_Stored dataset items_:
****************************************
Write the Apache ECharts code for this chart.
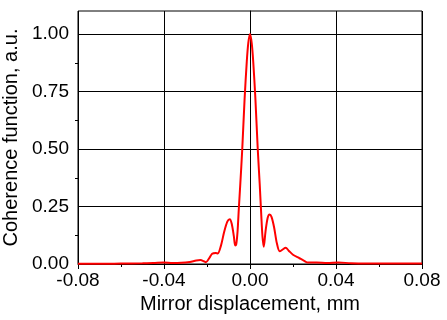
<!DOCTYPE html>
<html><head><meta charset="utf-8">
<script src="https://cdn.jsdelivr.net/npm/echarts@6/dist/echarts.min.js"></script>
<style>html,body{margin:0;padding:0;background:#fff}#c{width:447px;height:320px}</style>
</head><body><div id="c"></div>
<script>
const displacement = [-0.08,-0.07,-0.06,-0.05,-0.045,-0.04,-0.036,-0.032,-0.028,-0.025,-0.023,-0.0215,-0.0205,-0.019,-0.0176,-0.016,-0.015,-0.0135,-0.012,-0.0105,-0.0094,-0.0085,-0.0075,-0.0069,-0.0064,-0.0058,-0.0052,-0.0045,-0.0036,-0.0025,-0.0015,-0.0008,0,0.0008,0.0015,0.0025,0.0036,0.0045,0.0052,0.0058,0.0064,0.0072,0.0082,0.0091,0.0100,0.0112,0.0125,0.0138,0.0152,0.0166,0.018,0.020,0.023,0.025,0.027,0.031,0.036,0.041,0.047,0.055,0.065,0.08];
const coherence = [0.001,0.001,0.002,0.003,0.004,0.007,0.004,0.005,0.009,0.015,0.017,0.012,0.008,0.025,0.045,0.048,0.046,0.08,0.14,0.185,0.195,0.175,0.12,0.08,0.085,0.14,0.24,0.35,0.5,0.72,0.88,0.96,1.0,0.96,0.88,0.72,0.5,0.35,0.22,0.12,0.075,0.14,0.2,0.215,0.205,0.16,0.09,0.055,0.063,0.071,0.058,0.04,0.025,0.015,0.006,0.007,0.004,0.007,0.003,0.002,0.002,0.002];
const xTicks = [-0.08,-0.04,0,0.04,0.08];
const yTicks = [0,0.25,0.5,0.75,1.0];
const yMinorTicks = [0.125,0.375,0.625,0.875];

const font = 'Liberation Sans, Arial, sans-serif';
const chart = echarts.init(document.getElementById('c'), null, {renderer:'canvas'});
chart.setOption({
  animation:false,
  grid:{left:78,right:25,top:11,bottom:56,show:true,borderColor:'#000',borderWidth:1,backgroundColor:'transparent',containLabel:false,outerBoundsMode:'none'},
  xAxis:{
    type:'value',min:-0.08,max:0.08,interval:0.04,
    name:'Mirror displacement, mm',nameLocation:'middle',nameGap:27,
    nameTextStyle:{fontFamily:font,fontSize:20,color:'#000'},
    axisLine:{lineStyle:{color:'#000',width:1}},
    axisTick:{inside:false,length:5,lineStyle:{color:'#000'}},
    minorTick:{show:true,splitNumber:2,length:3,lineStyle:{color:'#000'}},
    axisLabel:{margin:7,fontFamily:font,fontSize:19,color:'#000',formatter:v=>v.toFixed(2),customValues:xTicks},
    splitLine:{show:true,lineStyle:{color:'#000',width:1}}
  },
  yAxis:[{
    type:'value',min:0,max:1.1,interval:0.25,
    name:'Coherence function, a.u.',nameLocation:'middle',nameGap:54,nameRotate:90,
    nameTextStyle:{fontFamily:font,fontSize:20,color:'#000'},
    axisLine:{show:true,lineStyle:{color:'#000',width:1}},
    axisTick:{show:true,inside:false,length:5,lineStyle:{color:'#000'},customValues:yTicks},
    axisLabel:{margin:9,fontFamily:font,fontSize:19,color:'#000',customValues:yTicks,
      formatter:v=>(Math.abs(v*4-Math.round(v*4))<1e-6?v.toFixed(2):'')},
    splitLine:{show:true,lineStyle:{color:'#000',width:1}}
  },{
    type:'value',min:0,max:1.1,interval:0.125,position:'left',
    axisLine:{show:false},
    axisTick:{show:true,inside:false,length:3,lineStyle:{color:'#000'},customValues:yMinorTicks},
    axisLabel:{show:false},splitLine:{show:false}
  }],
  series:[{
    type:'line',yAxisIndex:0,
    data:displacement.map((x,i)=>[x,coherence[i]]),
    showSymbol:false,smooth:0.3,
    lineStyle:{color:'#ff0000',width:2},
    itemStyle:{color:'#ff0000'}
  }]
});
</script></body></html>
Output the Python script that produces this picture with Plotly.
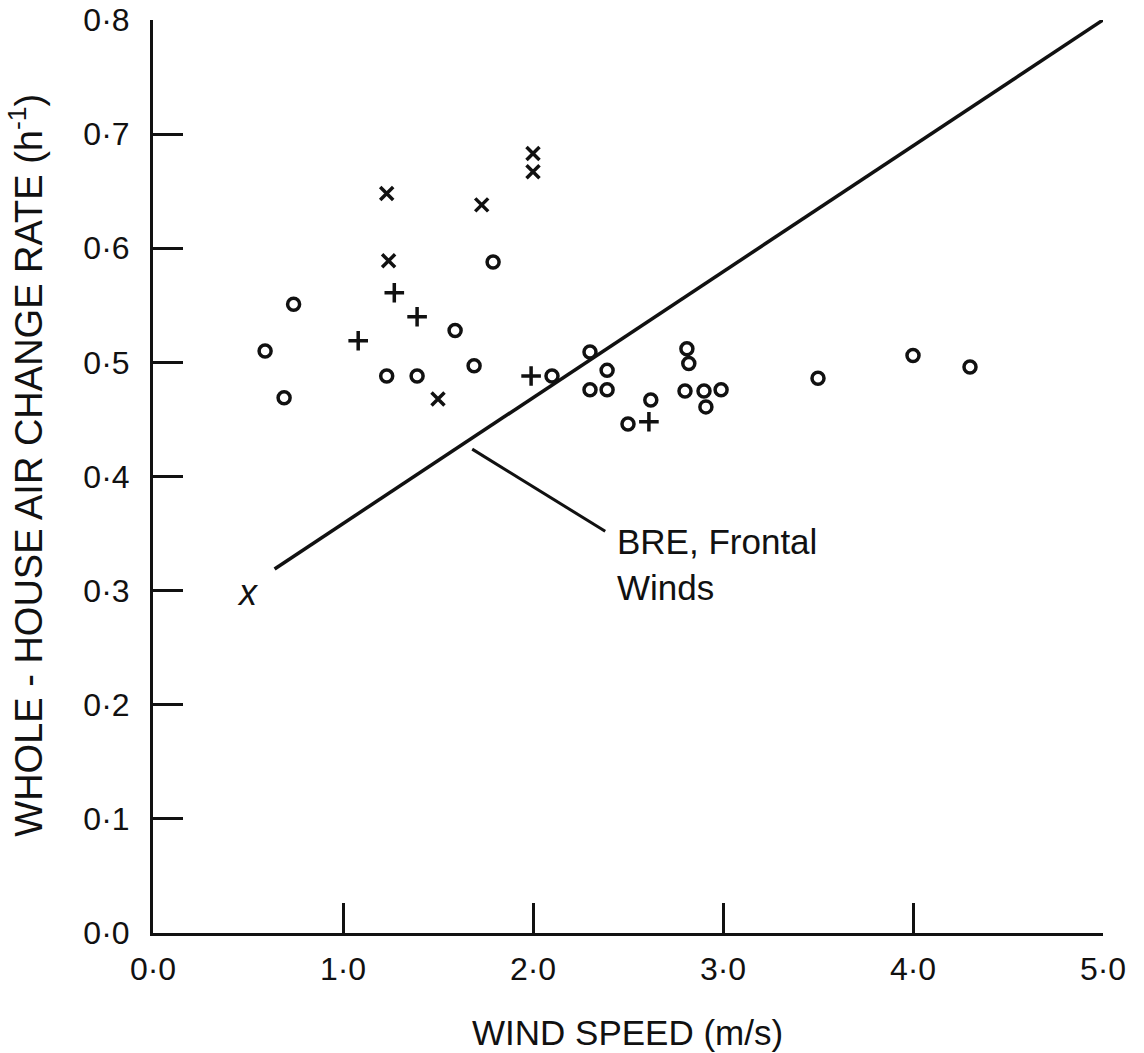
****************************************
Retype everything in the material word for word, minus pictures.

_Complete answer_:
Write the Apache ECharts code for this chart.
<!DOCTYPE html>
<html><head><meta charset="utf-8">
<script src="https://cdn.jsdelivr.net/npm/echarts@6/dist/echarts.min.js"></script>
<style>html,body{margin:0;padding:0;background:#fff}#c{width:447px;height:320px}</style>
</head><body><div id="c"></div>
<script>
const displacement = [-0.08,-0.07,-0.06,-0.05,-0.045,-0.04,-0.036,-0.032,-0.028,-0.025,-0.023,-0.0215,-0.0205,-0.019,-0.0176,-0.016,-0.015,-0.0135,-0.012,-0.0105,-0.0094,-0.0085,-0.0075,-0.0069,-0.0064,-0.0058,-0.0052,-0.0045,-0.0036,-0.0025,-0.0015,-0.0008,0,0.0008,0.0015,0.0025,0.0036,0.0045,0.0052,0.0058,0.0064,0.0072,0.0082,0.0091,0.0100,0.0112,0.0125,0.0138,0.0152,0.0166,0.018,0.020,0.023,0.025,0.027,0.031,0.036,0.041,0.047,0.055,0.065,0.08];
const coherence = [0.001,0.001,0.002,0.003,0.004,0.007,0.004,0.005,0.009,0.015,0.017,0.012,0.008,0.025,0.045,0.048,0.046,0.08,0.14,0.185,0.195,0.175,0.12,0.08,0.085,0.14,0.24,0.35,0.5,0.72,0.88,0.96,1.0,0.96,0.88,0.72,0.5,0.35,0.22,0.12,0.075,0.14,0.2,0.215,0.205,0.16,0.09,0.055,0.063,0.071,0.058,0.04,0.025,0.015,0.006,0.007,0.004,0.007,0.003,0.002,0.002,0.002];
const xTicks = [-0.08,-0.04,0,0.04,0.08];
const yTicks = [0,0.25,0.5,0.75,1.0];
const yMinorTicks = [0.125,0.375,0.625,0.875];

const font = 'Liberation Sans, Arial, sans-serif';
const chart = echarts.init(document.getElementById('c'), null, {renderer:'canvas'});
chart.setOption({
  animation:false,
  grid:{left:78,right:25,top:11,bottom:56,show:true,borderColor:'#000',borderWidth:1,backgroundColor:'transparent',containLabel:false,outerBoundsMode:'none'},
  xAxis:{
    type:'value',min:-0.08,max:0.08,interval:0.04,
    name:'Mirror displacement, mm',nameLocation:'middle',nameGap:27,
    nameTextStyle:{fontFamily:font,fontSize:20,color:'#000'},
    axisLine:{lineStyle:{color:'#000',width:1}},
    axisTick:{inside:false,length:5,lineStyle:{color:'#000'}},
    minorTick:{show:true,splitNumber:2,length:3,lineStyle:{color:'#000'}},
    axisLabel:{margin:7,fontFamily:font,fontSize:19,color:'#000',formatter:v=>v.toFixed(2),customValues:xTicks},
    splitLine:{show:true,lineStyle:{color:'#000',width:1}}
  },
  yAxis:[{
    type:'value',min:0,max:1.1,interval:0.25,
    name:'Coherence function, a.u.',nameLocation:'middle',nameGap:54,nameRotate:90,
    nameTextStyle:{fontFamily:font,fontSize:20,color:'#000'},
    axisLine:{show:true,lineStyle:{color:'#000',width:1}},
    axisTick:{show:true,inside:false,length:5,lineStyle:{color:'#000'},customValues:yTicks},
    axisLabel:{margin:9,fontFamily:font,fontSize:19,color:'#000',customValues:yTicks,
      formatter:v=>(Math.abs(v*4-Math.round(v*4))<1e-6?v.toFixed(2):'')},
    splitLine:{show:true,lineStyle:{color:'#000',width:1}}
  },{
    type:'value',min:0,max:1.1,interval:0.125,position:'left',
    axisLine:{show:false},
    axisTick:{show:true,inside:false,length:3,lineStyle:{color:'#000'},customValues:yMinorTicks},
    axisLabel:{show:false},splitLine:{show:false}
  }],
  series:[{
    type:'line',yAxisIndex:0,
    data:displacement.map((x,i)=>[x,coherence[i]]),
    showSymbol:false,smooth:0.3,
    lineStyle:{color:'#ff0000',width:2},
    itemStyle:{color:'#ff0000'}
  }]
});
</script></body></html>
Output the Python script that produces this picture with Plotly.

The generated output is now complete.